[Dataset rows]
'''
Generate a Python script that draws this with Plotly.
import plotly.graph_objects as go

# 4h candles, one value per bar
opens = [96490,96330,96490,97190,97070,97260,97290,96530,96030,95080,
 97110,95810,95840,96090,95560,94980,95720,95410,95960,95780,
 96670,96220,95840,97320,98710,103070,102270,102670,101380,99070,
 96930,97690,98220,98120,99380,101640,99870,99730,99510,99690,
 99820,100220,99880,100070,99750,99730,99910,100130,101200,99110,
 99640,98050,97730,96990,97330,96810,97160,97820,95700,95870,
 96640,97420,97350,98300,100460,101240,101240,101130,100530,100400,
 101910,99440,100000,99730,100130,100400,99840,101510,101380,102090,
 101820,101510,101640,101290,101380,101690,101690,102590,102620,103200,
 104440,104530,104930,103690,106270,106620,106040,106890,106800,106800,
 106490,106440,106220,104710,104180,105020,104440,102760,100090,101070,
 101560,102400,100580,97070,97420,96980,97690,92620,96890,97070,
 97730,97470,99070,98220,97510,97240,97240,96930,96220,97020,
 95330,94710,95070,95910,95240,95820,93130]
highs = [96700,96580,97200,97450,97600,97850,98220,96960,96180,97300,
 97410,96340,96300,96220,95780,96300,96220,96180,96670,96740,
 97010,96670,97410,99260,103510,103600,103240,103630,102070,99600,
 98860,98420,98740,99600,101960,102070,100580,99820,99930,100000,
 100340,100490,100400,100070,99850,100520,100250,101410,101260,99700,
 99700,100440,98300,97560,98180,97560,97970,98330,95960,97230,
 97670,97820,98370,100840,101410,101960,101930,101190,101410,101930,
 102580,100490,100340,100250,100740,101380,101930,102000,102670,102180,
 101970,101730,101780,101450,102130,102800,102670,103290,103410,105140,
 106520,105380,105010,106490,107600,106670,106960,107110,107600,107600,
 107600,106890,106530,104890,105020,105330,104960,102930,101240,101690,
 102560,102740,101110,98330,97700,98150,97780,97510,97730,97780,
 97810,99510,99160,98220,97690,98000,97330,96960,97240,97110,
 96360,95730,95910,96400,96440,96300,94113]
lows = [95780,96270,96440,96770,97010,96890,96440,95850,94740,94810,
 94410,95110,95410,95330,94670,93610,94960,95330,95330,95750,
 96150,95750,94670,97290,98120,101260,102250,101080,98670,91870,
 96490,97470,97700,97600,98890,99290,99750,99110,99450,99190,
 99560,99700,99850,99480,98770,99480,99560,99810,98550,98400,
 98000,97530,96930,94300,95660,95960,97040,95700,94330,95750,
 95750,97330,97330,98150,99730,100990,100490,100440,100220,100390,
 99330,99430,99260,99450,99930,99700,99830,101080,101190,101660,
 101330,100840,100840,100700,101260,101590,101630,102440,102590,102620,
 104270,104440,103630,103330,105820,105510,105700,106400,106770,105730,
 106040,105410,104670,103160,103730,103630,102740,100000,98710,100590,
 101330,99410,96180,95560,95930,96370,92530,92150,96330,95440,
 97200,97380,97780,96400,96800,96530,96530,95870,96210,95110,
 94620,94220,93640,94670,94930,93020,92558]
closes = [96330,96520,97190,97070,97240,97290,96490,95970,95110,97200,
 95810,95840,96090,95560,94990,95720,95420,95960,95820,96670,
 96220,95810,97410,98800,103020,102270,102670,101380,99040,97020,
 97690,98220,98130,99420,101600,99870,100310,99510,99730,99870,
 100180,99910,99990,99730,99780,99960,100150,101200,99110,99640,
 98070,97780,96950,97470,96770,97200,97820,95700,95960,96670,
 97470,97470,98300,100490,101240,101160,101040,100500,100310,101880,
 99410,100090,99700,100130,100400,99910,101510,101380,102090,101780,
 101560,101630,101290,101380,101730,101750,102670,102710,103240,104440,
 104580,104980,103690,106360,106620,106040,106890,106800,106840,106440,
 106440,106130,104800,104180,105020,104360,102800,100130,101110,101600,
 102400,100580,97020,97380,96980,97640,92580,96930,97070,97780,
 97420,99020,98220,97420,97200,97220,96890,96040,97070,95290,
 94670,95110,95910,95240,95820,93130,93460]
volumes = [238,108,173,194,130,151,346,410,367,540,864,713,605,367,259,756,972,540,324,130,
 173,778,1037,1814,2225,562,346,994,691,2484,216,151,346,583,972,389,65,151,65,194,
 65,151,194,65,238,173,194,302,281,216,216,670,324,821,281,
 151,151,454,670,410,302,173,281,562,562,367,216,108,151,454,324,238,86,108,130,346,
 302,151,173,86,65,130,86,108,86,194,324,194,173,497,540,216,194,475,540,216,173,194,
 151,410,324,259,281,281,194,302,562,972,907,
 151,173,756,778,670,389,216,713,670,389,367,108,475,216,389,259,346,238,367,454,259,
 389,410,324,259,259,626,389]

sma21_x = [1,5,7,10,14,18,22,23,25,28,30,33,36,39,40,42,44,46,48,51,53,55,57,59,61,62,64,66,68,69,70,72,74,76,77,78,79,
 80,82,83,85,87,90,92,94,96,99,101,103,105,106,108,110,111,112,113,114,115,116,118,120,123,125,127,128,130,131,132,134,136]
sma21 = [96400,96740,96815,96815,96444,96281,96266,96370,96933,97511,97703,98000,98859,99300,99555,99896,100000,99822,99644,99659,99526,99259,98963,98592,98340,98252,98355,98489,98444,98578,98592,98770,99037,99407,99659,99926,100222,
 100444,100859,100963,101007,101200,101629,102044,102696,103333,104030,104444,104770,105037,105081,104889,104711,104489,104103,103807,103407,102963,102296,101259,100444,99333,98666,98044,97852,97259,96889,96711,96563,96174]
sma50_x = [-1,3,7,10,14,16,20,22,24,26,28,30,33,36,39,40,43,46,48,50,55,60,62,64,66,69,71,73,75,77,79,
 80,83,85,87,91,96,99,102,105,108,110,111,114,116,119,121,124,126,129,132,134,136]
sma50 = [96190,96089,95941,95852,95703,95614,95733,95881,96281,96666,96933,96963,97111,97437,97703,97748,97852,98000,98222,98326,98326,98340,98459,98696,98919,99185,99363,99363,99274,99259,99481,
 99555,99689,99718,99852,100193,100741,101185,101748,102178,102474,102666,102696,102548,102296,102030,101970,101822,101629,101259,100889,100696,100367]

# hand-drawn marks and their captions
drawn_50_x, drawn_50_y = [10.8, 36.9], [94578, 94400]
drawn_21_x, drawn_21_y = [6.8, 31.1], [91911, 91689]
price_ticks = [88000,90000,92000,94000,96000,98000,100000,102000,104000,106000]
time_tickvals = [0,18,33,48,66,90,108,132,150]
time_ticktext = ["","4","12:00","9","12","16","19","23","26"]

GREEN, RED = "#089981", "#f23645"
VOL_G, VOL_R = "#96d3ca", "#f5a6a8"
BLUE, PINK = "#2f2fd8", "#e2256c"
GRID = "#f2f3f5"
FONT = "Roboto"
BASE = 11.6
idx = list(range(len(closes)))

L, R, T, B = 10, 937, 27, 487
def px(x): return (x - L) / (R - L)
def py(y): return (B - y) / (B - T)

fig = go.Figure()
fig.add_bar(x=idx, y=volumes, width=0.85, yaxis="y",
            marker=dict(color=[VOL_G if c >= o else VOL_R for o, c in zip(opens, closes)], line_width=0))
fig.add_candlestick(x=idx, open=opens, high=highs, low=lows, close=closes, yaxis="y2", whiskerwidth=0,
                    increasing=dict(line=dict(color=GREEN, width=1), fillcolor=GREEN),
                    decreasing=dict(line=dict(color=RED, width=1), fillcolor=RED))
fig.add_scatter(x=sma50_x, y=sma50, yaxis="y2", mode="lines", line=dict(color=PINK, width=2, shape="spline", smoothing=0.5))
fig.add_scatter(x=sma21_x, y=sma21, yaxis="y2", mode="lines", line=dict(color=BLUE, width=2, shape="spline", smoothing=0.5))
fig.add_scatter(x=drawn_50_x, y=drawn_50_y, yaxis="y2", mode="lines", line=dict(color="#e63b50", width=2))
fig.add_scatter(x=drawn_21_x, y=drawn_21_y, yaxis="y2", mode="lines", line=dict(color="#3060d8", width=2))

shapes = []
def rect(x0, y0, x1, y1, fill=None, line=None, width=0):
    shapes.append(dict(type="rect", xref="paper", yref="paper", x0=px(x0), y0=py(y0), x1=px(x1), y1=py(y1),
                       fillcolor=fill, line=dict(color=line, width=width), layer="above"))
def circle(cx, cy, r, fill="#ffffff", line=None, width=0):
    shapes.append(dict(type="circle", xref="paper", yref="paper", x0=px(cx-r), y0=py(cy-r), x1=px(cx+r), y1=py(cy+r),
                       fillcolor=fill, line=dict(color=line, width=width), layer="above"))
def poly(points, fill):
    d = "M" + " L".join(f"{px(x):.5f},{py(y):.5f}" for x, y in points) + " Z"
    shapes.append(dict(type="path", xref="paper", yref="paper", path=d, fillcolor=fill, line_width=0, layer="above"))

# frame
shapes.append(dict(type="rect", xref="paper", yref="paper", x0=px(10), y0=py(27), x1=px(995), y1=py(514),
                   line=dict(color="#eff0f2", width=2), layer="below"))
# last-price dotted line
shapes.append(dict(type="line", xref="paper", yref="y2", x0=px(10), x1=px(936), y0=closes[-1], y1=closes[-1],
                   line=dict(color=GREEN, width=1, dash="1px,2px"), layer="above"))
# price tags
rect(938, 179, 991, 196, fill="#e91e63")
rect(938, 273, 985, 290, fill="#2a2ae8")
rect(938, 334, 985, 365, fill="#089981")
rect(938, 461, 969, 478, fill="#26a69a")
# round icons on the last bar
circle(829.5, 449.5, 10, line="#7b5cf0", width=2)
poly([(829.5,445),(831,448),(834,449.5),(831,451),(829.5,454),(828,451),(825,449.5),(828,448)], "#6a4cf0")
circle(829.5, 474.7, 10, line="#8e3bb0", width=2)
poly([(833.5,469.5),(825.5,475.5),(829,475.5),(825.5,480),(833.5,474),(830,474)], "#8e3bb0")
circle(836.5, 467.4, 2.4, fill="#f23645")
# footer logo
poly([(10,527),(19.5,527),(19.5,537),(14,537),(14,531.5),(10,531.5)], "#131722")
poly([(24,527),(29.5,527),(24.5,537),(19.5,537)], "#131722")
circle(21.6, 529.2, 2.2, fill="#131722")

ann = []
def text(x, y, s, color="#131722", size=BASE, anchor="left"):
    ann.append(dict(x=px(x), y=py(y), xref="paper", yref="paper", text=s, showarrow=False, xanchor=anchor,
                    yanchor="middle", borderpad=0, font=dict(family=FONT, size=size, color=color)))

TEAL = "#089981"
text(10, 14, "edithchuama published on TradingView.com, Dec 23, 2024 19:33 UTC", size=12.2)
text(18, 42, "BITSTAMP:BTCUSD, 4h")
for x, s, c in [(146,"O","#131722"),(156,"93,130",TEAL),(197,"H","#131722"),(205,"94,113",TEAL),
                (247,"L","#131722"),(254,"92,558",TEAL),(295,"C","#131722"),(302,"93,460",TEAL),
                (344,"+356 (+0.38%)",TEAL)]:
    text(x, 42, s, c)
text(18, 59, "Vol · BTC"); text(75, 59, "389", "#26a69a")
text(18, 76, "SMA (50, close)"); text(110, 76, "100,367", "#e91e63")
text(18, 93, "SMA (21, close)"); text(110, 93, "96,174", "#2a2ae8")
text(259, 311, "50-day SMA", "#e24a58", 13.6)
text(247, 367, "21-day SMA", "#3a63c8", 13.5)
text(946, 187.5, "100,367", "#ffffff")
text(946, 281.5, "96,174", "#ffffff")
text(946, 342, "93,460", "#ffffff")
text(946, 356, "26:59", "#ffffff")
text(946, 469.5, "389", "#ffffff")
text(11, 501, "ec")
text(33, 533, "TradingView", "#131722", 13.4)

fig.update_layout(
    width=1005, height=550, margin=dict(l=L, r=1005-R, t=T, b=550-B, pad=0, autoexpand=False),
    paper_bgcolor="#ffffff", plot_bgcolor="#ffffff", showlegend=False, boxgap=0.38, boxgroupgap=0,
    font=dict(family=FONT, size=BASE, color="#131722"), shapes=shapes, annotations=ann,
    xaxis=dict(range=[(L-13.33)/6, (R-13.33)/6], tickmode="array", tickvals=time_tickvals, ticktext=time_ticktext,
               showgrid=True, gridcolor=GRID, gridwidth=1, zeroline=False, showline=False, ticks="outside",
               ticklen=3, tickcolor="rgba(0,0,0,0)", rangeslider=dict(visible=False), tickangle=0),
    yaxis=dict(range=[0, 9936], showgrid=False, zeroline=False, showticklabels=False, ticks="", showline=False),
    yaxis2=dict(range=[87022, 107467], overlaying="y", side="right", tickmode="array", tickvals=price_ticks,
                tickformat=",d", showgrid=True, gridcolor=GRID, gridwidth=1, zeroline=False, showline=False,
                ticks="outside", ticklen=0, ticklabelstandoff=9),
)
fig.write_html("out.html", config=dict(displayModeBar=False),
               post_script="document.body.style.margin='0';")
'''
'''
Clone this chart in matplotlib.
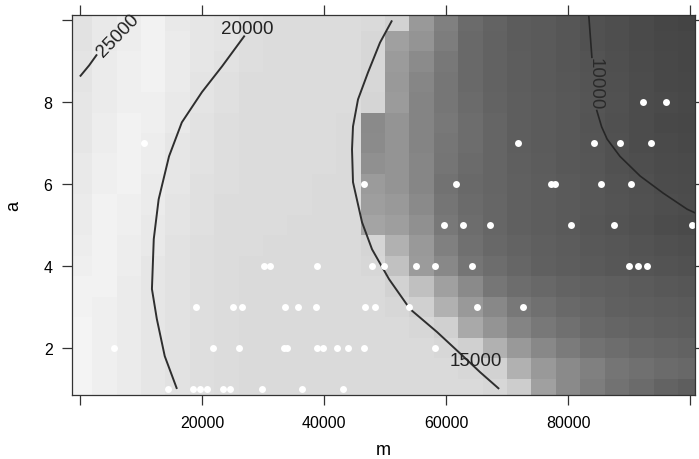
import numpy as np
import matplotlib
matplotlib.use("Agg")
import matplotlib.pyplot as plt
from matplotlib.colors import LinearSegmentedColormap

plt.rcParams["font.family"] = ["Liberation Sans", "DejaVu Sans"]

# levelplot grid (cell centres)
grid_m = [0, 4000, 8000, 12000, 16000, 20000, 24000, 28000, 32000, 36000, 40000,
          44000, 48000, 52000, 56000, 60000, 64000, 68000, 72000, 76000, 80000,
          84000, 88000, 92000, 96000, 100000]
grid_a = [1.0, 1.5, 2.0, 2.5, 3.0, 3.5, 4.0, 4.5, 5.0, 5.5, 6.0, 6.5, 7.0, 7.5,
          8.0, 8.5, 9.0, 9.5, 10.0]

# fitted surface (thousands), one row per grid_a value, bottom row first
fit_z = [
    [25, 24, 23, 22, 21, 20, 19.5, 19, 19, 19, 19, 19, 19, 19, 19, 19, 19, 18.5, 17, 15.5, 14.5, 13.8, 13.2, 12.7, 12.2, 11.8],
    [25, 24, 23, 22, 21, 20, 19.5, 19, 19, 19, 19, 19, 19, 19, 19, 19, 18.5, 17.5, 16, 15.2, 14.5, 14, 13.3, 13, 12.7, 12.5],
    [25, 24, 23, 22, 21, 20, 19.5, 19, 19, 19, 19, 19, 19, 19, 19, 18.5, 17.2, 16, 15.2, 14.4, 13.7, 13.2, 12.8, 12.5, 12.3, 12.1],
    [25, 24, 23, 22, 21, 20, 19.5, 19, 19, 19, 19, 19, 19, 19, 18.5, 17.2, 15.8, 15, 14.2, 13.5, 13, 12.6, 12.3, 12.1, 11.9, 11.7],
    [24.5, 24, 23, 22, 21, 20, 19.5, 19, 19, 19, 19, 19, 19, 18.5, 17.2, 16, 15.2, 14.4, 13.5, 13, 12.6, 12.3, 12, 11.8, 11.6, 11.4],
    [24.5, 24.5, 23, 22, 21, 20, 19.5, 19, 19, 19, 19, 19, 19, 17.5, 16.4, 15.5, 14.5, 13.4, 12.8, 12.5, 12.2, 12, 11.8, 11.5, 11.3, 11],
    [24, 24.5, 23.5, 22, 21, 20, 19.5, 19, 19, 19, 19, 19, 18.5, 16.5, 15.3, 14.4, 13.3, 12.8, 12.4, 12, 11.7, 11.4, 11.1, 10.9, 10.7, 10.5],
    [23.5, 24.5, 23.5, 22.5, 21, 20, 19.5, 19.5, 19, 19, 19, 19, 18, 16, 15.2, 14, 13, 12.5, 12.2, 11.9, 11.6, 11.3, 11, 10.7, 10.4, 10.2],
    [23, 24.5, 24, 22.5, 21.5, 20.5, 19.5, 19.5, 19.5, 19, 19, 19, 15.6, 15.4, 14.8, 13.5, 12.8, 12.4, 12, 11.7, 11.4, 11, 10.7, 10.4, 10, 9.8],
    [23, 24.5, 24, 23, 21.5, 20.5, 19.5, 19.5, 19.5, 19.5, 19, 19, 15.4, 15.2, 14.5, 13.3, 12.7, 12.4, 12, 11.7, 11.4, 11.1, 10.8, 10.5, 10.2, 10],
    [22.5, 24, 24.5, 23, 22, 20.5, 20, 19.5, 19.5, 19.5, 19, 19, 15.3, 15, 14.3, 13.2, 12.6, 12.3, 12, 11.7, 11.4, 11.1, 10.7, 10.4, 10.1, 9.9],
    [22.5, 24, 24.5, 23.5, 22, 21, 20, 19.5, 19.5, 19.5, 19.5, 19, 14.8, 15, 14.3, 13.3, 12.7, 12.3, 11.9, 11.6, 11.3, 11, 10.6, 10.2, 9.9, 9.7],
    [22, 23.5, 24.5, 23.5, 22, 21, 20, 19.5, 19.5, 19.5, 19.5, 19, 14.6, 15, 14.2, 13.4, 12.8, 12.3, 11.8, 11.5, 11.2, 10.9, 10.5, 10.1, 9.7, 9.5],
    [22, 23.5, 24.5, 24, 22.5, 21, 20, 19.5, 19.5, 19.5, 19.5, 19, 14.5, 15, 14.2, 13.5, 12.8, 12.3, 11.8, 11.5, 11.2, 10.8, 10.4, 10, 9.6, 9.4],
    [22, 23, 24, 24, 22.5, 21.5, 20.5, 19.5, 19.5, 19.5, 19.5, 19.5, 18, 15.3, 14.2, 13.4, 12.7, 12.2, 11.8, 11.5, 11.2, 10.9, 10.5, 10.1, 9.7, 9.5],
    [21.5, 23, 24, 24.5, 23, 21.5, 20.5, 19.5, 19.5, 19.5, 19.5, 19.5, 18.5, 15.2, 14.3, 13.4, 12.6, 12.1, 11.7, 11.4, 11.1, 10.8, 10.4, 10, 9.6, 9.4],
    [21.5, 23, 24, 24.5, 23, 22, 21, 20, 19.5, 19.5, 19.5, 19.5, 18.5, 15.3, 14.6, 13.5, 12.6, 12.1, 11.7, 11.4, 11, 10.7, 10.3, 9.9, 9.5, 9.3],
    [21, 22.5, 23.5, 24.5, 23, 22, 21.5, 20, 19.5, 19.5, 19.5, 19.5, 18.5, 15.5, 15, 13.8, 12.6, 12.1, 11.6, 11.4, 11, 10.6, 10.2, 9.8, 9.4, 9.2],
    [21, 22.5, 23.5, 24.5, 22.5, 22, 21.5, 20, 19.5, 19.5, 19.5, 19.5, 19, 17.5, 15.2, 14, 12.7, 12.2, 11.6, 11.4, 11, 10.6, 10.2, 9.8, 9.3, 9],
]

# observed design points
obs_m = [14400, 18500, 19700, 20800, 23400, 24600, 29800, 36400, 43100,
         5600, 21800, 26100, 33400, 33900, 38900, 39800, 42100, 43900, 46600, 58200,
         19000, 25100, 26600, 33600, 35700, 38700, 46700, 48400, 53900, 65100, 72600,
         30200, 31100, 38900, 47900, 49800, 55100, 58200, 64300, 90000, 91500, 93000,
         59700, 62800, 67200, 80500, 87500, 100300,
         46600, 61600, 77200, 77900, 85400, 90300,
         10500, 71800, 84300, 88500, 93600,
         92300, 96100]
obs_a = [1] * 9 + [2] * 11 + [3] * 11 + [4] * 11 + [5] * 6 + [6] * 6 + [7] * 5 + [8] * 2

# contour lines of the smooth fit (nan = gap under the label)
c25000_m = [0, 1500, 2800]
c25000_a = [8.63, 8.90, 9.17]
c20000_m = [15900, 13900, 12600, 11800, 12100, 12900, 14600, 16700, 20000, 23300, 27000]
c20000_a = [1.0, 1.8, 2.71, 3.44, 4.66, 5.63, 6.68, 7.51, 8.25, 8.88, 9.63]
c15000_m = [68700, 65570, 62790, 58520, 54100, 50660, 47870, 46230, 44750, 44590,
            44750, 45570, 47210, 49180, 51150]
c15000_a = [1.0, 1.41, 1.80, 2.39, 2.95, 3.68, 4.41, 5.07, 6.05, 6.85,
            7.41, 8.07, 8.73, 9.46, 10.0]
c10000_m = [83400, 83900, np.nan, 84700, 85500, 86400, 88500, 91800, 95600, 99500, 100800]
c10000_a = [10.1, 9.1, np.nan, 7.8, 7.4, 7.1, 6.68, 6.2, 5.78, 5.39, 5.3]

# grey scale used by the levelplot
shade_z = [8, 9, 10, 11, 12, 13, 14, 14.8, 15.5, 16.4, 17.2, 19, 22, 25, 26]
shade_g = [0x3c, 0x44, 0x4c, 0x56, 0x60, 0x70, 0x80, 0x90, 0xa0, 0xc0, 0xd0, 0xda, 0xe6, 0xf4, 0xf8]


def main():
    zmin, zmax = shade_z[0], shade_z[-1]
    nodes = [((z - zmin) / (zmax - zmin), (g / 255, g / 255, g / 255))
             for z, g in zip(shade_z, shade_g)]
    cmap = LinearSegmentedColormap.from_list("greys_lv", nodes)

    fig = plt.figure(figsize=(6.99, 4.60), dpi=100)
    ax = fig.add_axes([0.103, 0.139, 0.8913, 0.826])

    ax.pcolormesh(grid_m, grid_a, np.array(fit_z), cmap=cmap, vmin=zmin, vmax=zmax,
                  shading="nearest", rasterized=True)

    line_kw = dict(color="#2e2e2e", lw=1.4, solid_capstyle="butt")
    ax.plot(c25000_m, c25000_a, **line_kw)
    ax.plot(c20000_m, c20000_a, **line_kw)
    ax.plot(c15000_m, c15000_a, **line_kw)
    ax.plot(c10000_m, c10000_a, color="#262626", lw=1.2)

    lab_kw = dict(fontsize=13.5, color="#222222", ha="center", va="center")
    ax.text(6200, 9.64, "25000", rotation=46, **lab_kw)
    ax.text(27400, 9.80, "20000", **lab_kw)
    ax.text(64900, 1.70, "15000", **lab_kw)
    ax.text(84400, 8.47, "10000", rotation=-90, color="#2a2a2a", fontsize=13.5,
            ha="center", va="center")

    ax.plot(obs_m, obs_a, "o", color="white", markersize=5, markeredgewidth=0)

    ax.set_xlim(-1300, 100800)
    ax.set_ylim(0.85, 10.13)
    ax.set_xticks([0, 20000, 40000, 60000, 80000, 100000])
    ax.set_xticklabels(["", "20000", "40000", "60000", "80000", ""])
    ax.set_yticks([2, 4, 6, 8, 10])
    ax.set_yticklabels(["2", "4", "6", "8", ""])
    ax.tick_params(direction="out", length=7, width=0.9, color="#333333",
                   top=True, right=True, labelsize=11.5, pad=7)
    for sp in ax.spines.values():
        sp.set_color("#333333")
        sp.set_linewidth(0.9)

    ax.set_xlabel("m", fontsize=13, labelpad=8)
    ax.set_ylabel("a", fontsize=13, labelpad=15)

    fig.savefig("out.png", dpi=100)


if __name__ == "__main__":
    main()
'''
### Problem
Can you give again only the lines between the one containing "Clone this chart in matplotlib." and the one containing "8.0, 8.5, 9.0, 9.5, 10.0]", counting both, exactly as they appear and without any pictures?

### Final answer
Clone this chart in matplotlib.
import numpy as np
import matplotlib
matplotlib.use("Agg")
import matplotlib.pyplot as plt
from matplotlib.colors import LinearSegmentedColormap

plt.rcParams["font.family"] = ["Liberation Sans", "DejaVu Sans"]

# levelplot grid (cell centres)
grid_m = [0, 4000, 8000, 12000, 16000, 20000, 24000, 28000, 32000, 36000, 40000,
          44000, 48000, 52000, 56000, 60000, 64000, 68000, 72000, 76000, 80000,
          84000, 88000, 92000, 96000, 100000]
grid_a = [1.0, 1.5, 2.0, 2.5, 3.0, 3.5, 4.0, 4.5, 5.0, 5.5, 6.0, 6.5, 7.0, 7.5,
          8.0, 8.5, 9.0, 9.5, 10.0]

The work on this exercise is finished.